▸ Requirement
Only the pictures are omitted; repeat all other data exactly.

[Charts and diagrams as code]
╭──
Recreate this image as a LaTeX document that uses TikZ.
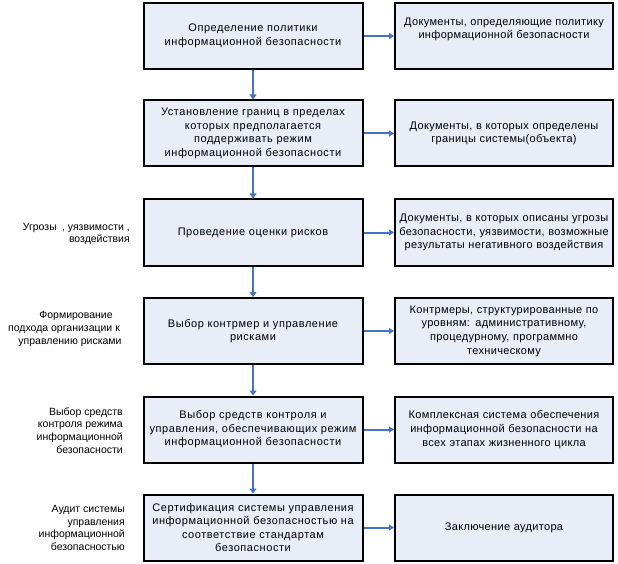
\documentclass[tikz,border=0pt]{standalone}
\usepackage{fontspec}
\setmainfont{Liberation Sans}
\usetikzlibrary{arrows.meta}
\definecolor{boxfill}{HTML}{E8EDF7}
\definecolor{arrowblue}{HTML}{4472C4}
\tikzset{
  mainbox/.style={draw=black, line width=2pt, fill=boxfill, minimum width=219pt, minimum height=66pt, inner sep=2pt, align=center, text width=214pt, font=\fontsize{11}{13.6}\selectfont\addfontfeatures{LetterSpace=5}},
  docbox/.style={draw=black, line width=2pt, fill=boxfill, minimum width=218pt, minimum height=66pt, inner sep=2pt, align=center, text width=214pt, font=\fontsize{11}{13.6}\selectfont\addfontfeatures{LetterSpace=3}},
  doctext/.style={inner sep=0pt, align=center, font=\fontsize{11}{12.6}\selectfont\addfontfeatures{LetterSpace=3}},
  sidelabel/.style={align=right, inner sep=0pt, font=\fontsize{10.5}{12.8}\selectfont},
  varrow/.style={draw=arrowblue, line width=2.6pt, -{Triangle[length=5pt,width=7pt]}},
  harrow/.style={draw=arrowblue, line width=2pt, -{Triangle[length=5pt,width=6pt]}}
}
\begin{document}
\begin{tikzpicture}[x=1pt,y=-1pt]
\useasboundingbox (0,0) rectangle (618,564);
\node[mainbox] (m1) at (253,36) {Определение политики\\информационной безопасности};
\node[mainbox] (m2) at (253,133.5) {Установление границ в пределах\\которых предполагается\\поддерживать режим\\информационной безопасности};
\node[mainbox] (m3) at (253,232.5) {Проведение оценки рисков};
\node[mainbox] (m4) at (253,331) {Выбор контрмер и управление\\рисками};
\node[mainbox] (m5) at (253,429.5) {Выбор средств контроля и\\управления, обеспечивающих режим\\информационной безопасности};
\node[mainbox] (m6) at (253,527.5) {Сертификация системы управления\\информационной безопасностью на\\соответствие стандартам\\безопасности};

\node[docbox] (d1) at (504,36) {};
\node[doctext] (d1t) at (504,29.5) {Документы, определяющие политику\\информационной безопасности};
\node[docbox] (d2) at (504,133.5) {Документы, в которых определены\\границы системы(объекта)};
\node[docbox] (d3) at (504,232.5) {Документы, в которых описаны угрозы\\безопасности, уязвимости, возможные\\результаты негативного воздействия};
\node[docbox] (d4) at (504,331) {Контрмеры, структурированные по\\уровням: административному,\\процедурному, программно\\техническому};
\node[docbox] (d5) at (504,429.5) {Комплексная система обеспечения\\информационной безопасности на\\всех этапах жизненного цикла};
\node[docbox] (d6) at (504,527.5) {Заключение аудитора};

\node[sidelabel, anchor=east] (l3) at (130,234) {Угрозы\enspace, уязвимости ,\\воздействия\hspace{6pt}};
\node[sidelabel, align=center, anchor=center] (l4) at (64,329) {\hspace{24pt}Формирование\\подхода организации к\\\hspace{12pt}управлению рисками};
\node[sidelabel, anchor=east] (l5) at (123,430.5) {Выбор средств\\контроля режима\\информационной\hspace{3pt}\\безопасности};
\node[sidelabel, anchor=east] (l6) at (125,528) {Аудит системы\\управления\\информационной\hspace{5pt}\\безопасностью\hspace{5pt}};

\foreach \a/\b in {m1/m2,m2/m3,m3/m4,m4/m5,m5/m6}
  \draw[varrow] (\a.south) -- (\b.north);
\foreach \i in {1,...,6}
  \draw[harrow] (m\i.east) -- (d\i.west);
\end{tikzpicture}
\end{document}
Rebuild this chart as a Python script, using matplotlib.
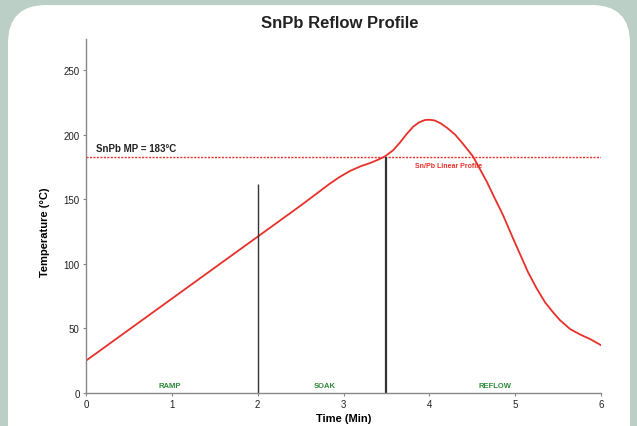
import matplotlib
matplotlib.use("Agg")
import matplotlib.pyplot as plt
from matplotlib.patches import FancyBboxPatch

# profile
time_min = [0.0, 1.0, 2.0, 2.5, 2.84, 2.95, 3.08, 3.2, 3.31, 3.4, 3.48, 3.58, 3.66,
            3.73, 3.81, 3.88, 3.95, 4.0, 4.06, 4.13, 4.2, 4.3, 4.39, 4.51, 4.6,
            4.67, 4.76, 4.86, 4.96, 5.06, 5.15, 5.25, 5.35, 5.44, 5.52, 5.64,
            5.75, 5.88, 6.0]
temp_c = [25, 73, 121, 145, 162, 167, 172, 175.5, 178, 180.5, 183, 188, 194,
          200, 206, 209.5, 211.3, 211.5, 211, 208.8, 205.6, 200, 193, 183, 172,
          163.5, 151, 137.5, 122, 107, 93.5, 81, 70, 62.6, 56.5, 49.5, 45.5, 41.5, 37]

melt_point = 183
phase_names = ["RAMP", "SOAK", "REFLOW"]
phase_pos = [0.98, 2.78, 4.76]
phase_bounds = [2.0, 3.5]
bound_tops = [162, 183]

FONT = ["Liberation Sans Narrow", "Liberation Sans", "DejaVu Sans"]
plt.rcParams["font.family"] = FONT

fig = plt.figure(figsize=(6.37, 4.27), dpi=100)
fig.patch.set_facecolor("#bccfc7")
panel = FancyBboxPatch((8 / 637, -0.2), 622 / 637, 1.2 - 6 / 427,
                       boxstyle="round,pad=0,rounding_size=0.06",
                       transform=fig.transFigure, facecolor="white",
                       edgecolor="none", mutation_aspect=637 / 427, zorder=-5)
fig.patches.append(panel)

ax = fig.add_axes([86 / 637, 1 - 394 / 427, 515 / 637, 354 / 427])
ax.set_facecolor("none")
ax.set_xlim(0, 6)
ax.set_ylim(0, 274)

ax.plot(time_min, temp_c, color="#e8302a", lw=1.3)
ax.axhline(melt_point, color="#e8302a", lw=1.0, ls=(0, (1.5, 1)))
ax.vlines(phase_bounds[0], 0, bound_tops[0], color="#333333", lw=1.0)
ax.vlines(phase_bounds[1], 0, bound_tops[1], color="#333333", lw=1.6)

ax.text(0.12, melt_point + 3, "SnPb MP = 183\u00b0C", fontsize=7,
        fontweight="bold", color="#222222", va="bottom")
ax.text(3.83, melt_point - 4, "Sn/Pb Linear Profile", fontsize=5,
        fontweight="bold", color="#e8302a", va="top")
for name, pos in zip(phase_names, phase_pos):
    ax.text(pos, 6, name, fontsize=5.5, fontweight="bold", color="#2e8b3a",
            ha="center", va="center")

for side in ("top", "right"):
    ax.spines[side].set_visible(False)
for side in ("left", "bottom"):
    ax.spines[side].set_color("#888888")
    ax.spines[side].set_linewidth(1.0)
ax.set_xticks(range(7))
ax.set_yticks(range(0, 251, 50))
ax.tick_params(colors="#888888", labelcolor="#222222", labelsize=7,
               length=2.5, width=0.8, pad=2)

ax.set_xlabel("Time (Min)", fontsize=8, fontweight="bold", labelpad=3)
ax.set_ylabel("Temperature (\u00b0C)", fontsize=8, fontweight="bold")
ax.yaxis.set_label_coords(-0.07, 0.458)
fig.text(340 / 637, 1 - 24 / 427, "SnPb Reflow Profile", fontsize=12,
         fontweight="bold", color="#222222", ha="center", va="center")

fig.savefig("out.png", dpi=100)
╰──
▸ Exercise solution
Recreate this image as a LaTeX document that uses TikZ.
\documentclass[tikz,border=0pt]{standalone}
\usepackage{fontspec}
\setmainfont{Liberation Sans}
\usetikzlibrary{arrows.meta}
\definecolor{boxfill}{HTML}{E8EDF7}
\definecolor{arrowblue}{HTML}{4472C4}
\tikzset{
  mainbox/.style={draw=black, line width=2pt, fill=boxfill, minimum width=219pt, minimum height=66pt, inner sep=2pt, align=center, text width=214pt, font=\fontsize{11}{13.6}\selectfont\addfontfeatures{LetterSpace=5}},
  docbox/.style={draw=black, line width=2pt, fill=boxfill, minimum width=218pt, minimum height=66pt, inner sep=2pt, align=center, text width=214pt, font=\fontsize{11}{13.6}\selectfont\addfontfeatures{LetterSpace=3}},
  doctext/.style={inner sep=0pt, align=center, font=\fontsize{11}{12.6}\selectfont\addfontfeatures{LetterSpace=3}},
  sidelabel/.style={align=right, inner sep=0pt, font=\fontsize{10.5}{12.8}\selectfont},
  varrow/.style={draw=arrowblue, line width=2.6pt, -{Triangle[length=5pt,width=7pt]}},
  harrow/.style={draw=arrowblue, line width=2pt, -{Triangle[length=5pt,width=6pt]}}
}
\begin{document}
\begin{tikzpicture}[x=1pt,y=-1pt]
\useasboundingbox (0,0) rectangle (618,564);
\node[mainbox] (m1) at (253,36) {Определение политики\\информационной безопасности};
\node[mainbox] (m2) at (253,133.5) {Установление границ в пределах\\которых предполагается\\поддерживать режим\\информационной безопасности};
\node[mainbox] (m3) at (253,232.5) {Проведение оценки рисков};
\node[mainbox] (m4) at (253,331) {Выбор контрмер и управление\\рисками};
\node[mainbox] (m5) at (253,429.5) {Выбор средств контроля и\\управления, обеспечивающих режим\\информационной безопасности};
\node[mainbox] (m6) at (253,527.5) {Сертификация системы управления\\информационной безопасностью на\\соответствие стандартам\\безопасности};

\node[docbox] (d1) at (504,36) {};
\node[doctext] (d1t) at (504,29.5) {Документы, определяющие политику\\информационной безопасности};
\node[docbox] (d2) at (504,133.5) {Документы, в которых определены\\границы системы(объекта)};
\node[docbox] (d3) at (504,232.5) {Документы, в которых описаны угрозы\\безопасности, уязвимости, возможные\\результаты негативного воздействия};
\node[docbox] (d4) at (504,331) {Контрмеры, структурированные по\\уровням: административному,\\процедурному, программно\\техническому};
\node[docbox] (d5) at (504,429.5) {Комплексная система обеспечения\\информационной безопасности на\\всех этапах жизненного цикла};
\node[docbox] (d6) at (504,527.5) {Заключение аудитора};

\node[sidelabel, anchor=east] (l3) at (130,234) {Угрозы\enspace, уязвимости ,\\воздействия\hspace{6pt}};
\node[sidelabel, align=center, anchor=center] (l4) at (64,329) {\hspace{24pt}Формирование\\подхода организации к\\\hspace{12pt}управлению рисками};
\node[sidelabel, anchor=east] (l5) at (123,430.5) {Выбор средств\\контроля режима\\информационной\hspace{3pt}\\безопасности};
\node[sidelabel, anchor=east] (l6) at (125,528) {Аудит системы\\управления\\информационной\hspace{5pt}\\безопасностью\hspace{5pt}};

\foreach \a/\b in {m1/m2,m2/m3,m3/m4,m4/m5,m5/m6}
  \draw[varrow] (\a.south) -- (\b.north);
\foreach \i in {1,...,6}
  \draw[harrow] (m\i.east) -- (d\i.west);
\end{tikzpicture}
\end{document}
Rebuild this chart as a Python script, using matplotlib.
import matplotlib
matplotlib.use("Agg")
import matplotlib.pyplot as plt
from matplotlib.patches import FancyBboxPatch

# profile
time_min = [0.0, 1.0, 2.0, 2.5, 2.84, 2.95, 3.08, 3.2, 3.31, 3.4, 3.48, 3.58, 3.66,
            3.73, 3.81, 3.88, 3.95, 4.0, 4.06, 4.13, 4.2, 4.3, 4.39, 4.51, 4.6,
            4.67, 4.76, 4.86, 4.96, 5.06, 5.15, 5.25, 5.35, 5.44, 5.52, 5.64,
            5.75, 5.88, 6.0]
temp_c = [25, 73, 121, 145, 162, 167, 172, 175.5, 178, 180.5, 183, 188, 194,
          200, 206, 209.5, 211.3, 211.5, 211, 208.8, 205.6, 200, 193, 183, 172,
          163.5, 151, 137.5, 122, 107, 93.5, 81, 70, 62.6, 56.5, 49.5, 45.5, 41.5, 37]

melt_point = 183
phase_names = ["RAMP", "SOAK", "REFLOW"]
phase_pos = [0.98, 2.78, 4.76]
phase_bounds = [2.0, 3.5]
bound_tops = [162, 183]

FONT = ["Liberation Sans Narrow", "Liberation Sans", "DejaVu Sans"]
plt.rcParams["font.family"] = FONT

fig = plt.figure(figsize=(6.37, 4.27), dpi=100)
fig.patch.set_facecolor("#bccfc7")
panel = FancyBboxPatch((8 / 637, -0.2), 622 / 637, 1.2 - 6 / 427,
                       boxstyle="round,pad=0,rounding_size=0.06",
                       transform=fig.transFigure, facecolor="white",
                       edgecolor="none", mutation_aspect=637 / 427, zorder=-5)
fig.patches.append(panel)

ax = fig.add_axes([86 / 637, 1 - 394 / 427, 515 / 637, 354 / 427])
ax.set_facecolor("none")
ax.set_xlim(0, 6)
ax.set_ylim(0, 274)

ax.plot(time_min, temp_c, color="#e8302a", lw=1.3)
ax.axhline(melt_point, color="#e8302a", lw=1.0, ls=(0, (1.5, 1)))
ax.vlines(phase_bounds[0], 0, bound_tops[0], color="#333333", lw=1.0)
ax.vlines(phase_bounds[1], 0, bound_tops[1], color="#333333", lw=1.6)

ax.text(0.12, melt_point + 3, "SnPb MP = 183\u00b0C", fontsize=7,
        fontweight="bold", color="#222222", va="bottom")
ax.text(3.83, melt_point - 4, "Sn/Pb Linear Profile", fontsize=5,
        fontweight="bold", color="#e8302a", va="top")
for name, pos in zip(phase_names, phase_pos):
    ax.text(pos, 6, name, fontsize=5.5, fontweight="bold", color="#2e8b3a",
            ha="center", va="center")

for side in ("top", "right"):
    ax.spines[side].set_visible(False)
for side in ("left", "bottom"):
    ax.spines[side].set_color("#888888")
    ax.spines[side].set_linewidth(1.0)
ax.set_xticks(range(7))
ax.set_yticks(range(0, 251, 50))
ax.tick_params(colors="#888888", labelcolor="#222222", labelsize=7,
               length=2.5, width=0.8, pad=2)

ax.set_xlabel("Time (Min)", fontsize=8, fontweight="bold", labelpad=3)
ax.set_ylabel("Temperature (\u00b0C)", fontsize=8, fontweight="bold")
ax.yaxis.set_label_coords(-0.07, 0.458)
fig.text(340 / 637, 1 - 24 / 427, "SnPb Reflow Profile", fontsize=12,
         fontweight="bold", color="#222222", ha="center", va="center")

fig.savefig("out.png", dpi=100)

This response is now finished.